BRIEF: Return each line of the listing below, unchanged, and omit the images.

[START OF MATERIAL PROVIDED]

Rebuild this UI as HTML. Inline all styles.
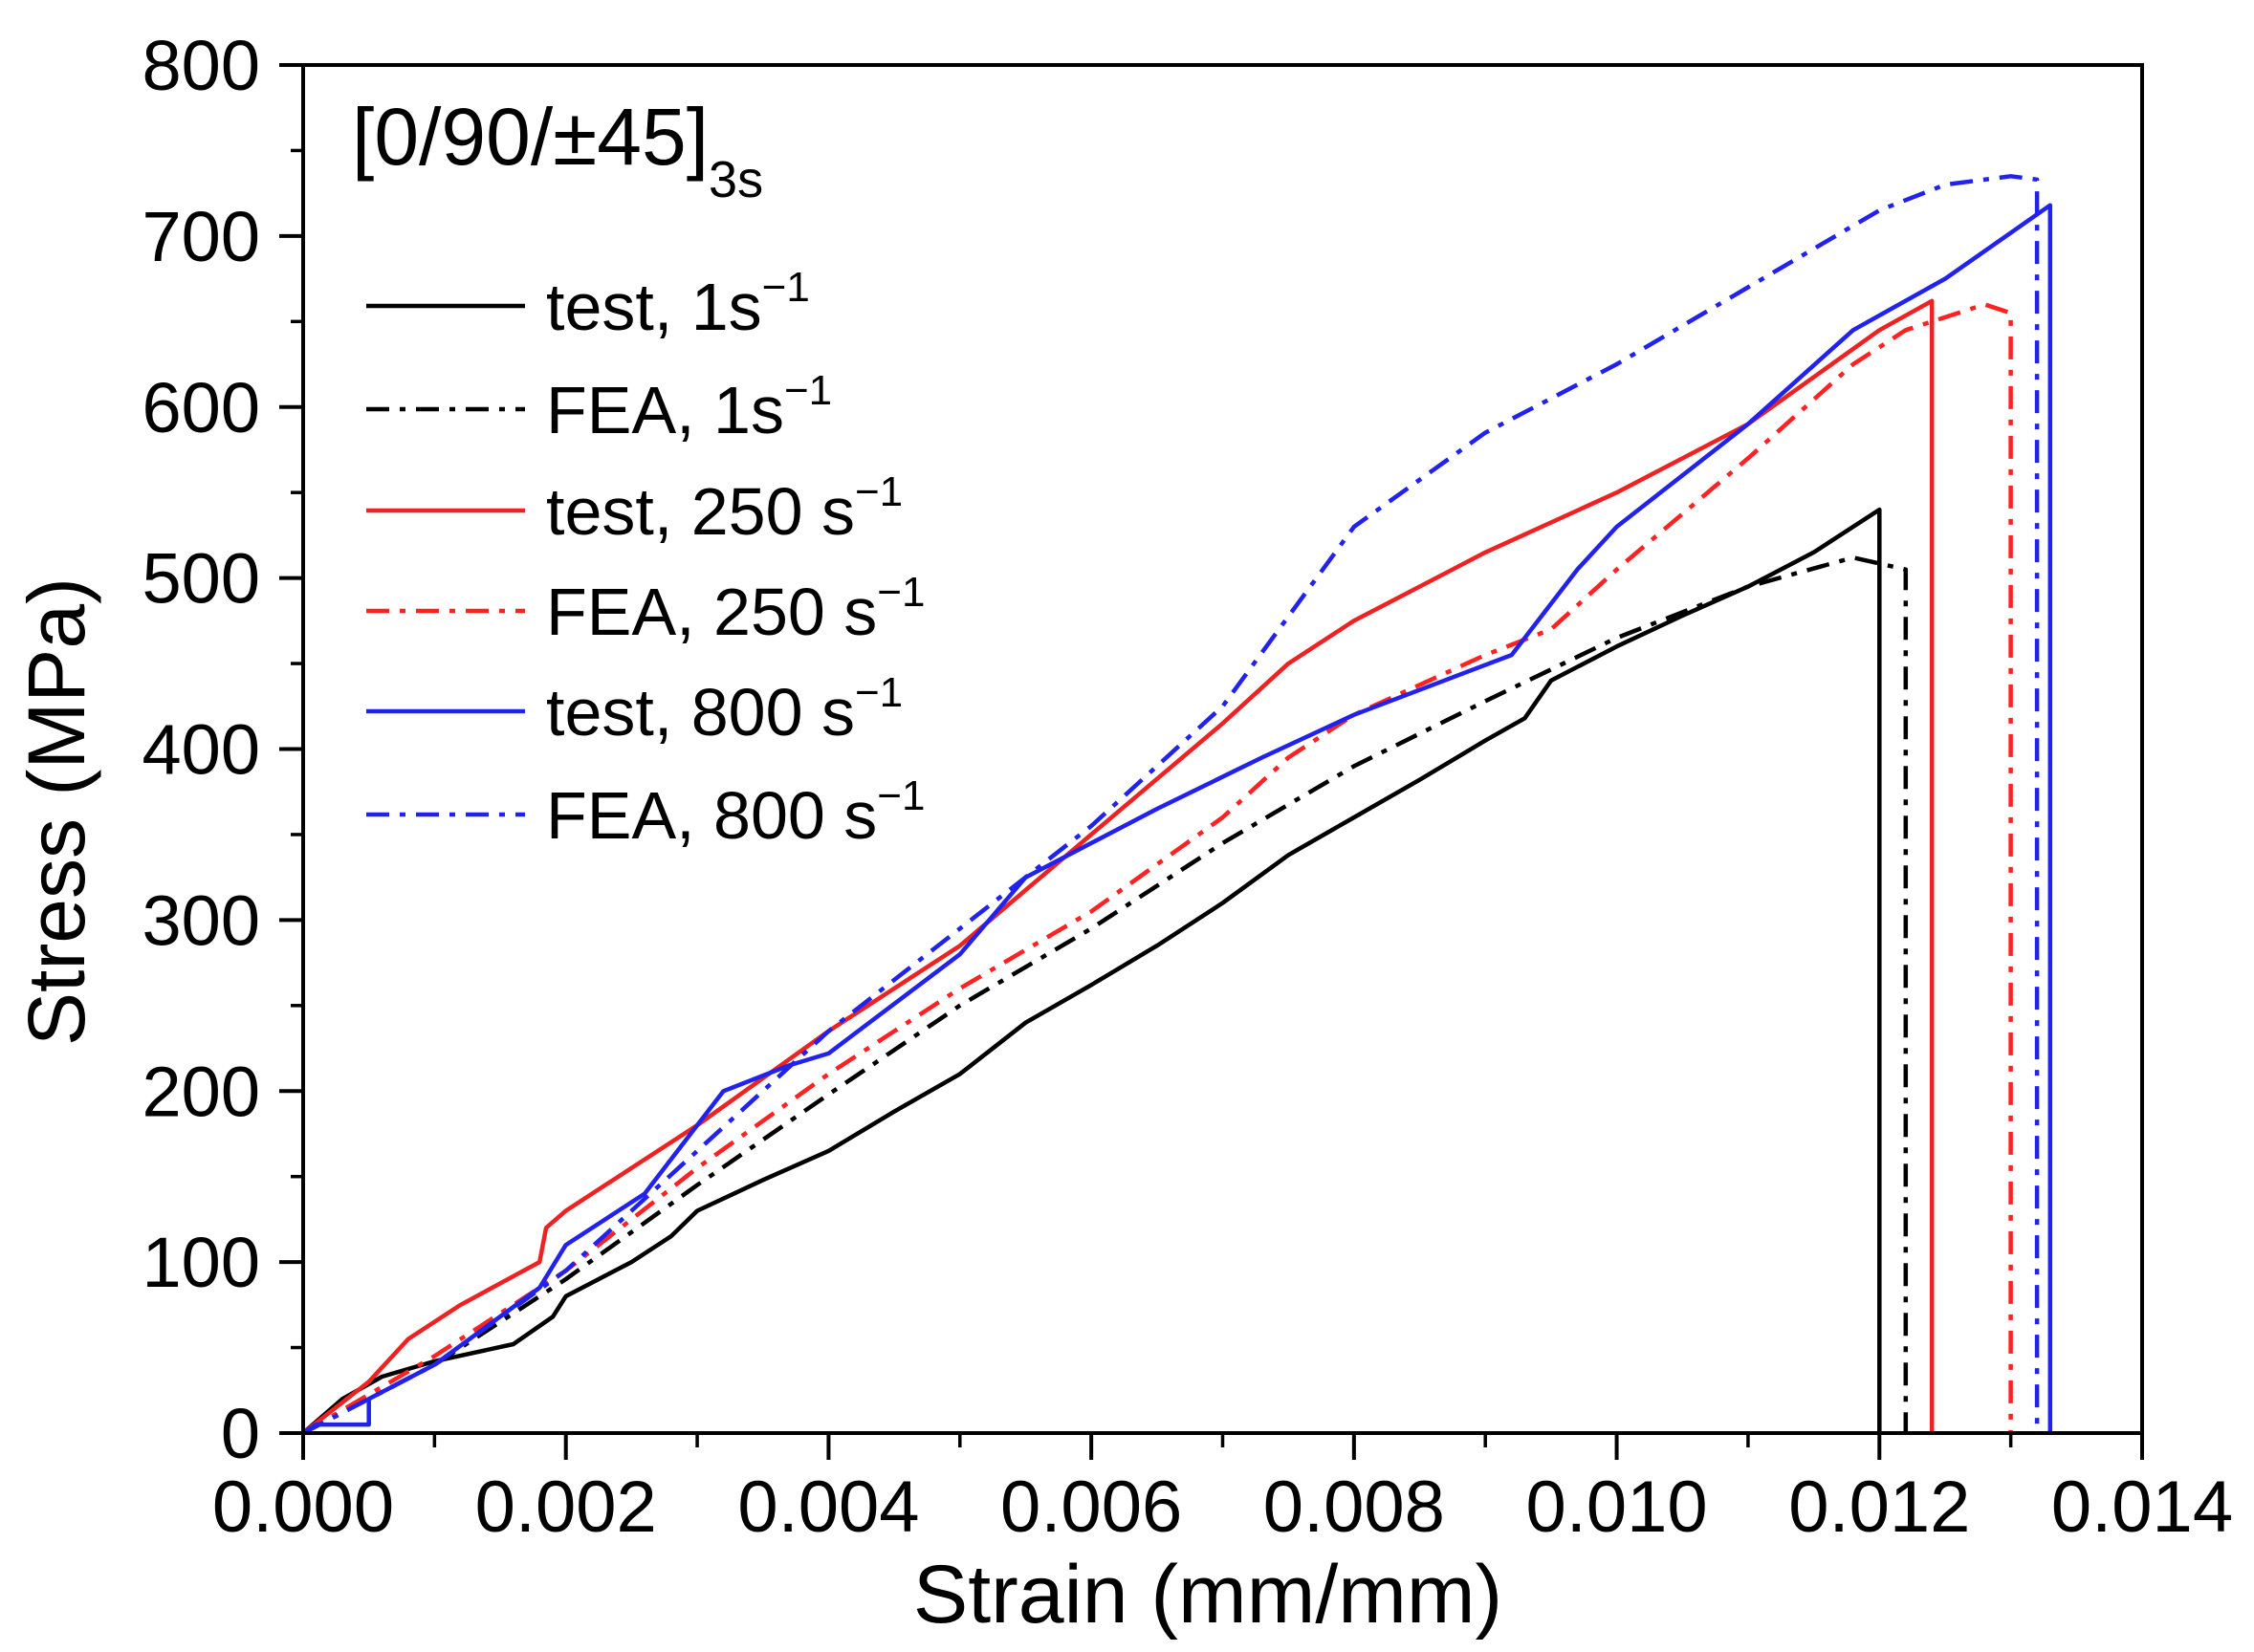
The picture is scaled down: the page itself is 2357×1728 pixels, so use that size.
<!DOCTYPE html>
<html><head><meta charset="utf-8"><style>
html,body{margin:0;padding:0;background:#fff;}
svg{display:block;font-family:"Liberation Sans",Arial,sans-serif;}
</style></head><body>
<svg id="chart" width="2357" height="1728" viewBox="0 0 2357 1728" xmlns="http://www.w3.org/2000/svg">
<g id="marks"></g>
<g id="axes"></g>
<text x="368" y="172" font-size="84">[0/90/±45]<tspan font-size="54" dy="34">3s</tspan></text>
<g id="legend"></g>
<text x="1263" y="1697" font-size="86" text-anchor="middle">Strain (mm/mm)</text>
<text transform="translate(88,849) rotate(-90)" font-size="84" text-anchor="middle">Stress (MPa)</text>
</svg>
<script>
const xTicks=[0,0.002,0.004,0.006,0.008,0.010,0.012,0.014];
const xTickLabels=["0.000","0.002","0.004","0.006","0.008","0.010","0.012","0.014"];
const yTicks=[0,100,200,300,400,500,600,700,800];
const seriesNames=["test-1","fea-1","test-250","fea-250","test-800","fea-800"];
const legendLabels=["test, 1","FEA, 1","test, 250","FEA, 250","test, 800","FEA, 800"];
const test1=[[0,0],[0.0003,20],[0.0006,33],[0.001,42],[0.0016,52],[0.0019,68],[0.002,80],[0.0025,100],[0.0028,115],[0.003,130],[0.0035,148],[0.004,165],[0.0045,188],[0.005,210],[0.0055,240],[0.006,262],[0.0065,285],[0.007,310],[0.0075,338],[0.008,360],[0.0085,382],[0.009,405],[0.0093,418],[0.0095,440],[0.010,460],[0.0105,478],[0.011,495],[0.0115,515],[0.012,540],[0.012,0]];
const fea1=[[0,0],[0.001,40],[0.002,90],[0.003,145],[0.004,198],[0.005,250],[0.006,295],[0.007,345],[0.008,390],[0.009,428],[0.010,465],[0.011,495],[0.0118,512],[0.0122,505],[0.0122,0]];
const test250=[[0,0],[0.0005,30],[0.0008,55],[0.0012,75],[0.0018,100],[0.00185,120],[0.002,130],[0.0025,155],[0.003,180],[0.004,235],[0.005,285],[0.006,350],[0.007,415],[0.0075,450],[0.008,475],[0.009,515],[0.010,550],[0.011,590],[0.012,645],[0.0124,662],[0.0124,0]];
const fea250=[[0,0],[0.001,45],[0.002,95],[0.003,155],[0.004,210],[0.005,260],[0.006,305],[0.007,360],[0.0075,395],[0.008,420],[0.009,455],[0.0095,470],[0.010,505],[0.011,570],[0.0118,625],[0.0122,645],[0.0128,660],[0.0130,655],[0.0130,0]];
const test800=[[0,0],[0.0001,5],[0.0005,5],[0.0005,20],[0.001,40],[0.0018,85],[0.002,110],[0.0026,140],[0.0032,200],[0.0037,215],[0.004,222],[0.005,280],[0.0055,325],[0.006,345],[0.0065,365],[0.0073,395],[0.008,420],[0.0092,455],[0.0097,505],[0.010,530],[0.011,590],[0.0118,645],[0.0125,675],[0.0133,718],[0.0133,0]];
const fea800=[[0,0],[0.001,40],[0.002,95],[0.003,165],[0.004,235],[0.005,295],[0.006,355],[0.007,425],[0.008,530],[0.009,585],[0.010,625],[0.011,670],[0.012,715],[0.0125,730],[0.013,735],[0.0132,733],[0.0132,0]];

const L=317,R=2240,T=68,B=1499;
const X=v=>L+(v/0.014)*(R-L);
const Y=v=>B-(v/800)*(B-T);
const NS="http://www.w3.org/2000/svg";
function mk(tag,attrs,parent){const e=document.createElementNS(NS,tag);for(const k in attrs)e.setAttribute(k,attrs[k]);parent.appendChild(e);return e;}
const styles=[["#000",null],["#000","24 11 6 11"],["#ee2222",null],["#ff2222","24 11 6 11"],["#2222ee",null],["#2222ee","24 11 6 11"]];
const data=[test1,fea1,test250,fea250,test800,fea800];
const marks=document.getElementById('marks');
data.forEach((s,i)=>{
  const p=mk('path',{d:s.map((q,j)=>(j?'L':'M')+X(q[0]).toFixed(1)+' '+Y(q[1]).toFixed(1)).join(' '),fill:'none',stroke:styles[i][0],'stroke-width':4.5,'stroke-linejoin':'round'},marks);
  if(styles[i][1])p.setAttribute('stroke-dasharray',styles[i][1]);
  
  
});
const axes=document.getElementById('axes');
const frame=mk('rect',{x:L,y:T,width:R-L,height:B-T,fill:'none',stroke:'#000','stroke-width':4},axes);


xTicks.forEach((v,i)=>{
  const t=mk('line',{x1:X(v),x2:X(v),y1:B,y2:B+28,stroke:'#000','stroke-width':4},axes);
  
  
  const lb=mk('text',{x:X(v),y:B+103,'font-size':76,'text-anchor':'middle'},axes);
  lb.textContent=xTickLabels[i];
  
  
  if(i<xTicks.length-1){
    const m=mk('line',{x1:X(v+0.001),x2:X(v+0.001),y1:B,y2:B+15,stroke:'#000','stroke-width':3.5},axes);
    
    
  }
});
yTicks.forEach((v,i)=>{
  const t=mk('line',{x1:L-25,x2:L,y1:Y(v),y2:Y(v),stroke:'#000','stroke-width':4},axes);
  
  
  const lb=mk('text',{x:272,y:Y(v)+26,'font-size':74,'text-anchor':'end'},axes);
  lb.textContent=String(v);
  
  
  if(i<yTicks.length-1){
    const m=mk('line',{x1:L-13,x2:L,y1:Y(v+50),y2:Y(v+50),stroke:'#000','stroke-width':3.5},axes);
    
    
  }
});
const leg=document.getElementById('legend');
const rows=[320,428,534,639,744,852];
legendLabels.forEach((t,i)=>{
  const g=mk('g',{},leg);
  
  
  const ln=mk('line',{x1:383,x2:549,y1:rows[i],y2:rows[i],stroke:styles[i][0],'stroke-width':4.5},g);
  if(styles[i][1])ln.setAttribute('stroke-dasharray',styles[i][1]);
  
  
  const tx=mk('text',{x:571,y:rows[i]+25,'font-size':70},g);
  
  
  tx.appendChild(document.createTextNode(t+(i<2?'':' ')+'s'));
  const sp=mk('tspan',{'font-size':44,dy:-30},tx);
  sp.textContent='−1';
});
</script>
</body></html>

[END OF MATERIAL PROVIDED]

SOLUTION FOR THIS TASK:
Rebuild this UI as HTML. Inline all styles.
The picture is scaled down: the page itself is 2357×1728 pixels, so use that size.
<!DOCTYPE html>
<html><head><meta charset="utf-8"><style>
html,body{margin:0;padding:0;background:#fff;}
svg{display:block;font-family:"Liberation Sans",Arial,sans-serif;}
</style></head><body>
<svg id="chart" width="2357" height="1728" viewBox="0 0 2357 1728" xmlns="http://www.w3.org/2000/svg">
<g id="marks"></g>
<g id="axes"></g>
<text x="368" y="172" font-size="84">[0/90/±45]<tspan font-size="54" dy="34">3s</tspan></text>
<g id="legend"></g>
<text x="1263" y="1697" font-size="86" text-anchor="middle">Strain (mm/mm)</text>
<text transform="translate(88,849) rotate(-90)" font-size="84" text-anchor="middle">Stress (MPa)</text>
</svg>
<script>
const xTicks=[0,0.002,0.004,0.006,0.008,0.010,0.012,0.014];
const xTickLabels=["0.000","0.002","0.004","0.006","0.008","0.010","0.012","0.014"];
const yTicks=[0,100,200,300,400,500,600,700,800];
const seriesNames=["test-1","fea-1","test-250","fea-250","test-800","fea-800"];
const legendLabels=["test, 1","FEA, 1","test, 250","FEA, 250","test, 800","FEA, 800"];
const test1=[[0,0],[0.0003,20],[0.0006,33],[0.001,42],[0.0016,52],[0.0019,68],[0.002,80],[0.0025,100],[0.0028,115],[0.003,130],[0.0035,148],[0.004,165],[0.0045,188],[0.005,210],[0.0055,240],[0.006,262],[0.0065,285],[0.007,310],[0.0075,338],[0.008,360],[0.0085,382],[0.009,405],[0.0093,418],[0.0095,440],[0.010,460],[0.0105,478],[0.011,495],[0.0115,515],[0.012,540],[0.012,0]];
const fea1=[[0,0],[0.001,40],[0.002,90],[0.003,145],[0.004,198],[0.005,250],[0.006,295],[0.007,345],[0.008,390],[0.009,428],[0.010,465],[0.011,495],[0.0118,512],[0.0122,505],[0.0122,0]];
const test250=[[0,0],[0.0005,30],[0.0008,55],[0.0012,75],[0.0018,100],[0.00185,120],[0.002,130],[0.0025,155],[0.003,180],[0.004,235],[0.005,285],[0.006,350],[0.007,415],[0.0075,450],[0.008,475],[0.009,515],[0.010,550],[0.011,590],[0.012,645],[0.0124,662],[0.0124,0]];
const fea250=[[0,0],[0.001,45],[0.002,95],[0.003,155],[0.004,210],[0.005,260],[0.006,305],[0.007,360],[0.0075,395],[0.008,420],[0.009,455],[0.0095,470],[0.010,505],[0.011,570],[0.0118,625],[0.0122,645],[0.0128,660],[0.0130,655],[0.0130,0]];
const test800=[[0,0],[0.0001,5],[0.0005,5],[0.0005,20],[0.001,40],[0.0018,85],[0.002,110],[0.0026,140],[0.0032,200],[0.0037,215],[0.004,222],[0.005,280],[0.0055,325],[0.006,345],[0.0065,365],[0.0073,395],[0.008,420],[0.0092,455],[0.0097,505],[0.010,530],[0.011,590],[0.0118,645],[0.0125,675],[0.0133,718],[0.0133,0]];
const fea800=[[0,0],[0.001,40],[0.002,95],[0.003,165],[0.004,235],[0.005,295],[0.006,355],[0.007,425],[0.008,530],[0.009,585],[0.010,625],[0.011,670],[0.012,715],[0.0125,730],[0.013,735],[0.0132,733],[0.0132,0]];

const L=317,R=2240,T=68,B=1499;
const X=v=>L+(v/0.014)*(R-L);
const Y=v=>B-(v/800)*(B-T);
const NS="http://www.w3.org/2000/svg";
function mk(tag,attrs,parent){const e=document.createElementNS(NS,tag);for(const k in attrs)e.setAttribute(k,attrs[k]);parent.appendChild(e);return e;}
const styles=[["#000",null],["#000","24 11 6 11"],["#ee2222",null],["#ff2222","24 11 6 11"],["#2222ee",null],["#2222ee","24 11 6 11"]];
const data=[test1,fea1,test250,fea250,test800,fea800];
const marks=document.getElementById('marks');
data.forEach((s,i)=>{
  const p=mk('path',{d:s.map((q,j)=>(j?'L':'M')+X(q[0]).toFixed(1)+' '+Y(q[1]).toFixed(1)).join(' '),fill:'none',stroke:styles[i][0],'stroke-width':4.5,'stroke-linejoin':'round'},marks);
  if(styles[i][1])p.setAttribute('stroke-dasharray',styles[i][1]);
  
  
});
const axes=document.getElementById('axes');
const frame=mk('rect',{x:L,y:T,width:R-L,height:B-T,fill:'none',stroke:'#000','stroke-width':4},axes);


xTicks.forEach((v,i)=>{
  const t=mk('line',{x1:X(v),x2:X(v),y1:B,y2:B+28,stroke:'#000','stroke-width':4},axes);
  
  
  const lb=mk('text',{x:X(v),y:B+103,'font-size':76,'text-anchor':'middle'},axes);
  lb.textContent=xTickLabels[i];
  
  
  if(i<xTicks.length-1){
    const m=mk('line',{x1:X(v+0.001),x2:X(v+0.001),y1:B,y2:B+15,stroke:'#000','stroke-width':3.5},axes);
    
    
  }
});
yTicks.forEach((v,i)=>{
  const t=mk('line',{x1:L-25,x2:L,y1:Y(v),y2:Y(v),stroke:'#000','stroke-width':4},axes);
  
  
  const lb=mk('text',{x:272,y:Y(v)+26,'font-size':74,'text-anchor':'end'},axes);
  lb.textContent=String(v);
  
  
  if(i<yTicks.length-1){
    const m=mk('line',{x1:L-13,x2:L,y1:Y(v+50),y2:Y(v+50),stroke:'#000','stroke-width':3.5},axes);
    
    
  }
});
const leg=document.getElementById('legend');
const rows=[320,428,534,639,744,852];
legendLabels.forEach((t,i)=>{
  const g=mk('g',{},leg);
  
  
  const ln=mk('line',{x1:383,x2:549,y1:rows[i],y2:rows[i],stroke:styles[i][0],'stroke-width':4.5},g);
  if(styles[i][1])ln.setAttribute('stroke-dasharray',styles[i][1]);
  
  
  const tx=mk('text',{x:571,y:rows[i]+25,'font-size':70},g);
  
  
  tx.appendChild(document.createTextNode(t+(i<2?'':' ')+'s'));
  const sp=mk('tspan',{'font-size':44,dy:-30},tx);
  sp.textContent='−1';
});
</script>
</body></html>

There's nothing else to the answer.